The CNO position at JHH appeared on her radar because of what Smyth had learned at other health systems. “Most do it differently, separating CNO and chief nurse executive roles. But it made sense for the Johns Hopkins Health System at the time.” Largely because few other systems have a Deb Baker. “I don’t know how she was able to accomplish the things she has,” Smyth says of her mentor and close colleague, adding that on top of everything else, Baker understood her own limits. Eight years were enough.
“As we were talking around the Director of Nursing Table, Deb had mentioned on more than one occasion that at some point she would be separating from the CNO role. So we sort of knew it was coming.”
COVID came first.
“It threw everything off,” with Baker instead asking Smyth in spring of 2020 to serve as CNO at the Baltimore Convention Center Field Hospital, Ground Zero of the city’s inpatient, testing, and treatment operation. “That sort of exposed me to being in the CNO world.”
Then Maria Koszalka, CNO and VP of patient care services at Bayview, announced that she would retire. “Deb let me know, like she did all the other directors, that this opportunity was going to present itself.”
“We both know what a gem Bayview is, and at that moment in time it made total sense for me to apply to the position. Bayview had been on the Magnet journey for a long time and I really believed I could help them accomplish that goal. Staff engagement and culture are very important to me, so I made it a priority to listen to the staff, hear their concerns, and help advocate for needed resources. Most importantly, with COVID having taken a toll on our staff, I was determined to bring the fun back to nursing.”
Bayview is and has been an amazing hospital. But it needed work in “the Big 3 when it comes to Magnet”: staff engagement (“huge vacancies when I got there, compounded by COVID”), quality outcomes linked to nursing, and patient experience, a deficiency resulting from, among other factors, the age of buildings and use of double rooms.
“All had to be course corrected to be in a position to submit that Magnet document. I say all of that because they are improved and Bayview will submit this October,” she adds proudly.
“Bayview is so special. The way I look at it, they needed my energy and my engagement then. [Today] they are rock stars.

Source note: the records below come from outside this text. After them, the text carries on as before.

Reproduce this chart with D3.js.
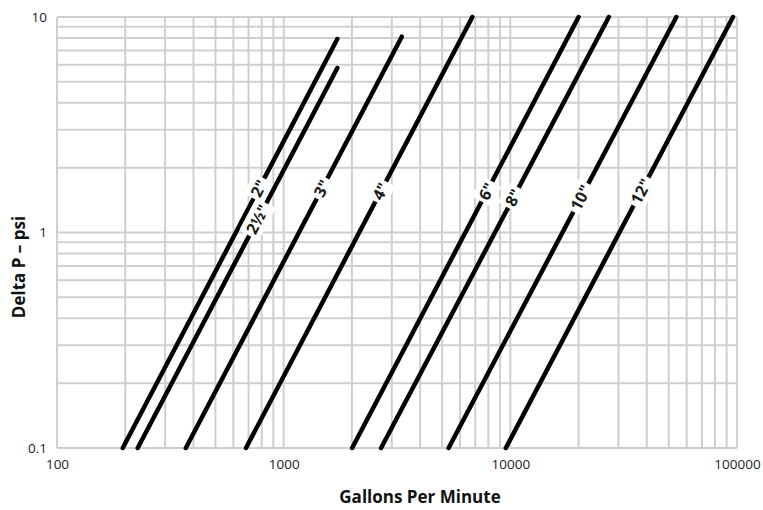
<!DOCTYPE html>
<html>
<head>
<meta charset="utf-8">
<script src="https://cdnjs.cloudflare.com/ajax/libs/d3/7.9.0/d3.min.js"></script>
<style>
  html, body { margin: 0; padding: 0; background: #fff; }
  svg { display: block; font-family: 'Open Sans', 'Noto Sans', sans-serif; }
</style>
</head>
<body>
<svg id="chart" width="763" height="510"></svg>
<script>
// pipe sizes and their line ends (gpm, psi)
const sizes = ['2"', '2½"', '3"', '4"', '6"', '8"', '10"', '12"'];
const gpmLow = [195, 227, 370, 682, 2005, 2690, 5340, 9550];
const psiLow = [0.1, 0.1, 0.1, 0.1, 0.1, 0.1, 0.1, 0.1];
const gpmHigh = [1725, 1725, 3320, 6800, 20000, 27200, 54000, 96000];
const psiHigh = [7.9, 5.8, 8.1, 10, 10, 10, 10, 10];
// where each size label sits (psi)
const labelPsi = [1.6, 1.15, 1.6, 1.55, 1.55, 1.45, 1.45, 1.55];

const xTicks = [100, 1000, 10000, 100000];
const yTicks = [0.1, 1, 10];

const m = { left: 57, right: 737, top: 17, bottom: 448 };
const GRID = '#cfcfcf';

const svg = d3.select('#chart');
const x = d3.scaleLog().domain([100, 100000]).range([m.left, m.right]);
const y = d3.scaleLog().domain([0.1, 10]).range([m.bottom, m.top]);

// grid
const grid = svg.append('g');
grid.selectAll('line.v').data(x.ticks()).join('line')
  .attr('class', 'v')
  .attr('x1', d => x(d)).attr('x2', d => x(d))
  .attr('y1', m.top).attr('y2', m.bottom)
  .attr('stroke', GRID).attr('stroke-width', 2);
grid.selectAll('line.h').data(y.ticks()).join('line')
  .attr('class', 'h')
  .attr('y1', d => y(d)).attr('y2', d => y(d))
  .attr('x1', m.left).attr('x2', m.right)
  .attr('stroke', GRID).attr('stroke-width', 2);

// axes (labels only, no domain line)
const xAxis = svg.append('g').attr('transform', `translate(0,${m.bottom})`)
  .call(d3.axisBottom(x).tickValues(xTicks).tickFormat(d3.format('d')).tickSize(0).tickPadding(11));
const yAxis = svg.append('g').attr('transform', `translate(${m.left},0)`)
  .call(d3.axisLeft(y).tickValues(yTicks).tickFormat(d => d < 1 ? '0.1' : d3.format('d')(d)).tickSize(0).tickPadding(10));
[xAxis, yAxis].forEach(a => {
  a.select('.domain').remove();
  a.selectAll('text').attr('font-size', 13.5).attr('fill', '#222')
    .style('font-family', "'Open Sans', sans-serif");
});

// pipe lines
const rows = sizes.map((s, i) => ({
  size: s,
  p0: [gpmLow[i], psiLow[i]],
  p1: [gpmHigh[i], psiHigh[i]],
  lp: labelPsi[i]
}));

svg.append('g').selectAll('line').data(rows).join('line')
  .attr('x1', d => x(d.p0[0])).attr('y1', d => y(d.p0[1]))
  .attr('x2', d => x(d.p1[0])).attr('y2', d => y(d.p1[1]))
  .attr('stroke', '#000').attr('stroke-width', 4.5).attr('stroke-linecap', 'round');

// labels along the lines
const lab = svg.append('g').selectAll('g').data(rows).join('g')
  .attr('transform', d => {
    const t = (Math.log(d.lp) - Math.log(d.p0[1])) / (Math.log(d.p1[1]) - Math.log(d.p0[1]));
    const q = Math.exp(Math.log(d.p0[0]) + t * (Math.log(d.p1[0]) - Math.log(d.p0[0])));
    const ang = Math.atan2(y(d.p1[1]) - y(d.p0[1]), x(d.p1[0]) - x(d.p0[0])) * 180 / Math.PI;
    return `translate(${x(q)},${y(d.lp)}) rotate(${ang})`;
  });

lab.append('text')
  .text(d => d.size)
  .attr('text-anchor', 'middle').attr('dy', '0.35em')
  .attr('font-size', 16).attr('font-weight', 700).attr('fill', '#1a1a1a');

lab.each(function () {
  const g = d3.select(this);
  const b = g.select('text').node().getBBox();
  g.insert('rect', 'text')
    .attr('x', b.x - 3).attr('y', b.y)
    .attr('width', b.width + 6).attr('height', b.height)
    .attr('rx', 2)
    .attr('fill', '#fff');
});

// axis titles
svg.append('text')
  .attr('x', 420).attr('y', 503)
  .attr('text-anchor', 'middle')
  .attr('font-size', 17).attr('font-weight', 700).attr('fill', '#111')
  .text('Gallons Per Minute');

svg.append('text')
  .attr('transform', 'translate(25,267) rotate(-90)')
  .attr('text-anchor', 'middle')
  .attr('font-size', 17).attr('font-weight', 700).attr('fill', '#111')
  .text('Delta P – psi');
</script>
</body>
</html>
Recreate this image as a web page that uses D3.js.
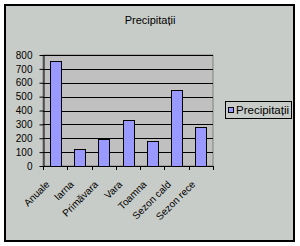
<!DOCTYPE html>
<html>
<head>
<meta charset="utf-8">
<script src="https://cdn.jsdelivr.net/npm/d3@7"></script>
<style>
  body { margin: 0; background: #fff; }
  text { font-family: "Liberation Sans", Arial, sans-serif; fill: #000; }
</style>
</head>
<body>
<div id="chart"></div>
<script>
// chart data
const categories = ["Anuale", "Iarna", "Primăvara", "Vara", "Toamna", "Sezon cald", "Sezon rece"];
const values = [755, 125, 193, 329, 180, 546, 279];
const yTicks = [0, 100, 200, 300, 400, 500, 600, 700, 800];
const seriesName = "Precipitații";

const width = 300, height = 246;
const plot = { left: 43, right: 213, top: 55, bottom: 166 };

const svg = d3.select("#chart")
  .append("svg")
  .attr("width", width)
  .attr("height", height);

// chart area with border
svg.append("rect")
  .attr("x", 5).attr("y", 5)
  .attr("width", 289).attr("height", 236)
  .attr("fill", "#c8ccc8")
  .attr("stroke", "#000")
  .attr("stroke-width", 2);

// title
svg.append("text")
  .attr("x", 150).attr("y", 24)
  .attr("text-anchor", "middle")
  .style("font-size", "11px")
  .text(seriesName);

const x = d3.scaleBand()
  .domain(categories)
  .range([plot.left, plot.right])
  .padding(0);

const y = d3.scaleLinear()
  .domain([0, 800])
  .range([plot.bottom, plot.top]);

// plot area
svg.append("rect")
  .attr("x", plot.left).attr("y", plot.top)
  .attr("width", plot.right - plot.left)
  .attr("height", plot.bottom - plot.top)
  .attr("fill", "#c0c0c0")
  .attr("stroke", "#808080")
  .attr("stroke-width", 1);

// gridlines
svg.append("g")
  .selectAll("line")
  .data(yTicks.filter(d => d > 0))
  .enter()
  .append("line")
  .attr("x1", plot.left).attr("x2", plot.right)
  .attr("y1", d => Math.round(y(d)) + 0.5)
  .attr("y2", d => Math.round(y(d)) + 0.5)
  .attr("stroke", "#000")
  .attr("stroke-width", 1);

// bars
const barW = x.bandwidth() * 0.45;
svg.append("g")
  .selectAll("rect")
  .data(values)
  .enter()
  .append("rect")
  .attr("x", (d, i) => Math.round(x(categories[i]) + (x.bandwidth() - barW) / 2) + 0.5)
  .attr("y", d => Math.round(y(d)) + 0.5)
  .attr("width", Math.round(barW))
  .attr("height", d => Math.round(y(0)) - Math.round(y(d)))
  .attr("fill", "#9999ff")
  .attr("stroke", "#000")
  .attr("stroke-width", 1);

// y axis
const yAxis = svg.append("g")
  .attr("transform", `translate(${plot.left + 0.5},0)`)
  .call(d3.axisLeft(y).tickValues(yTicks).tickSize(4).tickPadding(7).tickSizeOuter(0));
yAxis.selectAll("text").style("font-size", "10px").style("font-family", "Liberation Sans, Arial, sans-serif");
yAxis.select(".domain").attr("stroke", "#000");

// x axis: ticks at category boundaries
const xAxis = svg.append("g");
xAxis.append("line")
  .attr("x1", plot.left).attr("x2", plot.right + 1)
  .attr("y1", plot.bottom + 0.5).attr("y2", plot.bottom + 0.5)
  .attr("stroke", "#000");
xAxis.selectAll("line.tick")
  .data(d3.range(categories.length + 1))
  .enter()
  .append("line")
  .attr("class", "tick")
  .attr("x1", i => Math.round(plot.left + i * x.step()) + 0.5)
  .attr("x2", i => Math.round(plot.left + i * x.step()) + 0.5)
  .attr("y1", plot.bottom).attr("y2", plot.bottom + 4)
  .attr("stroke", "#000");

// rotated category labels
xAxis.selectAll("text")
  .data(categories)
  .enter()
  .append("text")
  .attr("transform", d => `translate(${x(d) + x.bandwidth() / 2 - 5},185) rotate(-45)`)
  .attr("text-anchor", "end")
  .style("font-size", "10px")
  .text(d => d);

// legend
const legend = svg.append("g");
legend.append("rect")
  .attr("x", 225.5).attr("y", 101.5)
  .attr("width", 66).attr("height", 17)
  .attr("fill", "none")
  .attr("stroke", "#000");
legend.append("rect")
  .attr("x", 228.5).attr("y", 107.5)
  .attr("width", 5).attr("height", 5)
  .attr("fill", "#9999ff")
  .attr("stroke", "#000");
legend.append("text")
  .attr("x", 236).attr("y", 114)
  .style("font-size", "11.5px")
  .text(seriesName);
</script>
</body>
</html>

All the tools they need to be successful, they’ve all been set up or put into practice. So even though it’s a little bit earlier than I would have liked
to leave, it’s OK.”
Be Genuine, Be Visible
As for JHH, Smyth is still waiting for the day she sits at her desk and doesn’t feel as though she’s “in Deb Baker’s Office.” But Baker’s shoes are becoming more comfortable as Smyth walks the familiar floors of JHH. Meantime, there’s work to do. Before Baker assumed the top role, nursing had no control over its own budget. Silos created inefficiencies. Baker worked to dissolve both issues. Then COVID mandated a save-lives-today-worry-tomorrow approach to staffing that is unsustainable post-pandemic. “JHHS hospitals should be proud. We not only kept all our beds open during COVID, we even added additional beds to meet the needs of the community,” Smyth says. “Still, the financial impact of this was significant, and now we need to make sure we are staffing our units to our actual census, not the ‘what if’ scenario.”
You don’t have to know everything in order to lead, she insists. What you do need is to be genuine, be visible, and connect on a personal level with those whose work lives are in your hands, and whose continued success you depend upon. It all starts with hello, Smyth figures. “Then, once people are used to you being in the background, once you get that comfort level, then you start getting all the real information. You get to the meat of the problems.”
And the meatier the problem, the bigger the opportunity. Smyth can’t wait.